#### Stated task:
Quote, line for line, the entries from the first through the one containing "import * as". Pictures are left out.

#### Record list:

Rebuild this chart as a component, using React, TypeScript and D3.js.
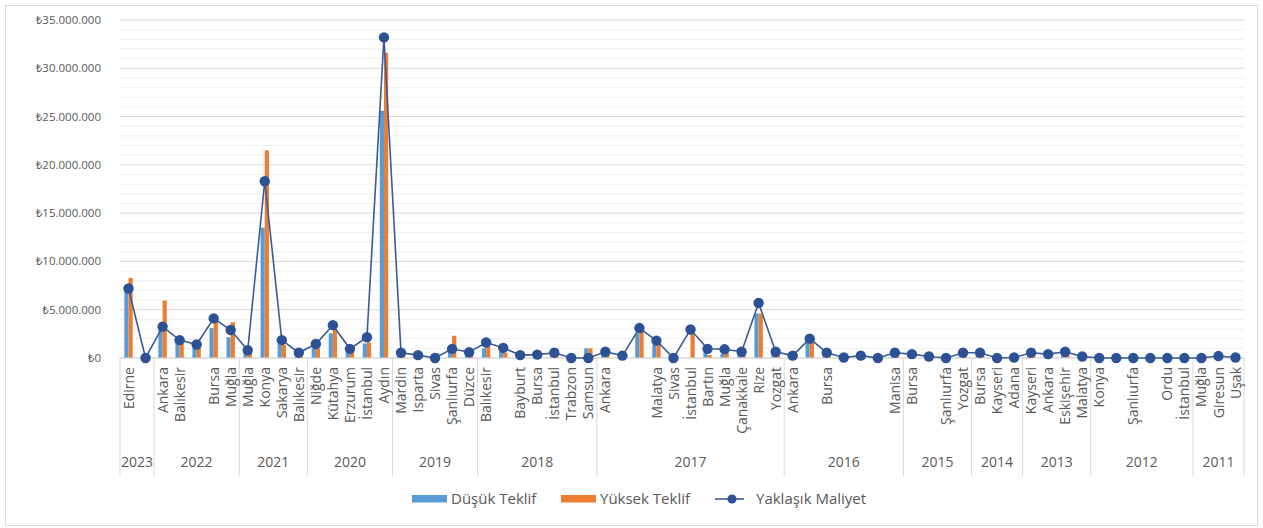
import React, { useEffect } from "react";
import * as d3 from "d3";

// Category labels (one per tender), grouped by year below
const cities = [
  "Edirne", "",
  "Ankara", "Balıkesir", "", "Bursa", "Muğla",
  "Muğla", "Konya", "Sakarya", "Balıkesir",
  "Niğde", "Kütahya", "Erzurum", "İstanbul", "Aydın",
  "Mardin", "Isparta", "Sivas", "Şanlıurfa", "Düzce",
  "Balıkesir", "", "Bayburt", "Bursa", "İstanbul", "Trabzon", "Samsun",
  "Ankara", "", "", "Malatya", "Sivas", "İstanbul", "Bartın", "Muğla", "Çanakkale", "Rize", "Yozgat",
  "Ankara", "", "Bursa", "", "", "", "Manisa",
  "Bursa", "", "Şanlıurfa", "Yozgat",
  "Bursa", "Kayseri", "Adana",
  "Kayseri", "Ankara", "Eskişehir", "Malatya",
  "Konya", "", "Şanlıurfa", "", "Ordu", "İstanbul",
  "Muğla", "Giresun", "Uşak",
];

const years = ["2023", "2022", "2021", "2020", "2019", "2018", "2017", "2016", "2015", "2014", "2013", "2012", "2011"];
const yearCounts = [2, 5, 4, 5, 5, 7, 11, 7, 4, 3, 4, 6, 3];

// Values in millions of ₺
const lowBid = [
  6.9, 0,
  3.0, 1.7, 1.1, 3.1, 2.15,
  0.5, 13.5, 1.5, 0.2,
  1.0, 2.55, 0.6, 1.5, 25.6,
  0.3, 0.1, 0.1, 0.8, 0.4,
  1.0, 0.65, 0.1, 0.15, 0.3, 0, 1.0,
  0.4, 0.1, 2.55, 1.35, 0, 0, 0.6, 0.4, 0.3, 4.6, 0.4,
  0.1, 1.65, 0.3, 0, 0.1, 0, 0.3,
  0.2, 0, 0, 0.3,
  0.3, 0, 0,
  0.3, 0.2, 0.4, 0,
  0, 0, 0, 0, 0, 0,
  0, 0, 0,
];

const highBid = [
  8.3, 0,
  5.95, 1.5, 1.1, 3.9, 3.7,
  0.6, 21.5, 1.35, 0.2,
  1.0, 2.9, 0.6, 1.6, 31.6,
  0.3, 0.1, 0.5, 2.3, 0.4,
  1.15, 0.55, 0.1, 0.15, 0.3, 0, 1.0,
  0.4, 0.1, 2.7, 1.35, 0, 2.6, 0.3, 0.55, 0.3, 4.6, 0.4,
  0.1, 1.65, 0.3, 0, 0.1, 0, 0.3,
  0.2, 0, 0, 0.3,
  0.3, 0, 0,
  0.3, 0.2, 0.4, 0,
  0, 0, 0, 0, 0, 0,
  0, 0, 0,
];

const approxCost = [
  7.2, 0,
  3.25, 1.85, 1.4, 4.1, 2.9,
  0.8, 18.3, 1.85, 0.55,
  1.45, 3.4, 0.95, 2.15, 33.2,
  0.55, 0.3, 0, 0.95, 0.6,
  1.6, 1.05, 0.3, 0.35, 0.55, 0, 0,
  0.65, 0.25, 3.1, 1.8, 0, 2.95, 0.95, 0.9, 0.65, 5.7, 0.65,
  0.25, 2.0, 0.55, 0.05, 0.25, 0, 0.55,
  0.4, 0.15, 0, 0.55,
  0.55, 0, 0.05,
  0.55, 0.4, 0.65, 0.15,
  0, 0, 0, 0, 0, 0,
  0, 0.2, 0.05,
];

const yTicks = [0, 5, 10, 15, 20, 25, 30, 35];

const W = 1263;
const H = 528;
const plot = { left: 120, right: 1244, top: 20, bottom: 358 };
const FONT = "'Open Sans', 'Noto Sans', sans-serif";
const TEXT = "#595959";
const BLUE = "#5B9BD5";
const ORANGE = "#ED7D31";
const LINE = "#2C5295";

const trLocale = d3.formatLocale({ decimal: ",", thousands: ".", grouping: [3], currency: ["₺", ""] });
const money = trLocale.format("$,.0f");

export default function App() {
  useEffect(() => {
    document.body.style.margin = "0";
  }, []);

  const idx = d3.range(cities.length);
  const x = d3.scaleBand<number>().domain(idx).range([plot.left, plot.right]).padding(0);
  const bw = x.bandwidth();
  const sub = d3.scaleBand<string>().domain(["low", "high"]).range([-4.2, 4.2]).padding(0);
  const y = d3.scaleLinear().domain([0, 35]).range([plot.bottom, plot.top]);

  const minorTicks = d3.range(1, 35).filter((v) => v % 5 !== 0);

  const line = d3
    .line<number>()
    .x((_, i) => (x(i) as number) + bw / 2)
    .y((d) => y(d));

  // year group boundaries
  const starts = [0, ...d3.cumsum(yearCounts)];
  const boundaryX = starts.map((s) => (s < cities.length ? (x(s) as number) : plot.right));

  return (
    <svg width={W} height={H} style={{ display: "block", background: "#fff" }} fontFamily={FONT}>
      <rect x={5.5} y={5.5} width={1252} height={520} fill="#fff" stroke="#d9d9d9" />

      {/* minor gridlines */}
      {minorTicks.map((t) => (
        <line key={"m" + t} x1={plot.left} x2={plot.right} y1={y(t)} y2={y(t)} stroke="#efefef" strokeWidth={1} />
      ))}
      {/* major gridlines */}
      {yTicks.map((t) => (
        <line key={"g" + t} x1={plot.left} x2={plot.right} y1={y(t)} y2={y(t)} stroke="#d9d9d9" strokeWidth={1} />
      ))}

      {/* y axis labels */}
      {yTicks.map((t) => (
        <text key={"yl" + t} x={101} y={y(t)} dy="0.35em" textAnchor="end" fontSize={11.5} fill={TEXT}>
          {money(t * 1e6)}
        </text>
      ))}

      {/* bars */}
      {idx.map((i) => {
        const cx = (x(i) as number) + bw / 2;
        return (
          <g key={"b" + i}>
            <rect
              x={cx + (sub("low") as number)}
              y={y(lowBid[i])}
              width={sub.bandwidth()}
              height={y(0) - y(lowBid[i])}
              fill={BLUE}
            />
            <rect
              x={cx + (sub("high") as number)}
              y={y(highBid[i])}
              width={sub.bandwidth()}
              height={y(0) - y(highBid[i])}
              fill={ORANGE}
            />
          </g>
        );
      })}

      {/* category axis */}
      <line x1={plot.left} x2={plot.right} y1={plot.bottom} y2={plot.bottom} stroke="#d9d9d9" />
      {boundaryX.map((bx, k) => (
        <line key={"sep" + k} x1={bx} x2={bx} y1={plot.bottom} y2={476} stroke="#d9d9d9" />
      ))}

      {/* approximate cost line */}
      <path d={line(approxCost) || ""} fill="none" stroke="#3d5a93" strokeWidth={1.6} />
      {approxCost.map((v, i) => (
        <circle key={"c" + i} cx={(x(i) as number) + bw / 2} cy={y(v)} r={5.2} fill={LINE} />
      ))}

      {/* city labels */}
      {cities.map((c, i) => {
        const cx = (x(i) as number) + bw / 2;
        return (
          <text
            key={"cl" + i}
            transform={`translate(${cx},${367}) rotate(-90)`}
            textAnchor="end"
            dy="0.36em"
            fontSize={14}
            fill={TEXT}
          >
            {c}
          </text>
        );
      })}

      {/* year labels */}
      {years.map((yr, k) => (
        <text
          key={"yr" + yr}
          x={(boundaryX[k] + boundaryX[k + 1]) / 2}
          y={467}
          textAnchor="middle"
          fontSize={14}
          fill={TEXT}
        >
          {yr}
        </text>
      ))}

      {/* legend */}
      <g fontSize={15} fill={TEXT}>
        <rect x={412} y={495} width={35} height={7.5} fill={BLUE} />
        <text x={451} y={499} dy="0.35em">Düşük Teklif</text>
        <rect x={561} y={495} width={35} height={7.5} fill={ORANGE} />
        <text x={600} y={499} dy="0.35em">Yüksek Teklif</text>
        <line x1={715} x2={744} y1={499} y2={499} stroke="#3d5a93" strokeWidth={1.6} />
        <circle cx={732} cy={499} r={4.5} fill={LINE} />
        <text x={756} y={499} dy="0.35em">Yaklaşık Maliyet</text>
      </g>
    </svg>
  );
}
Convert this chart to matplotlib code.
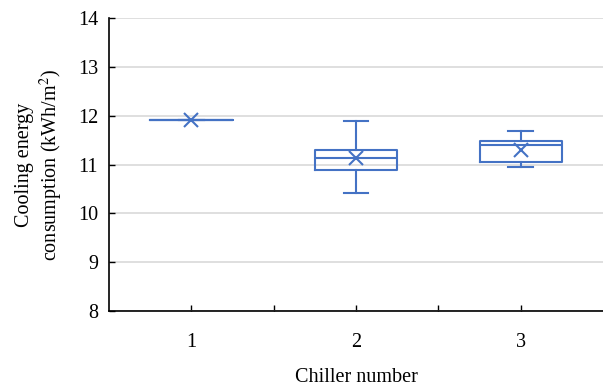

#### Answer for this exercise:
Rebuild this chart as a component, using React, TypeScript and D3.js.
import React, { useEffect } from "react";
import * as d3 from "d3";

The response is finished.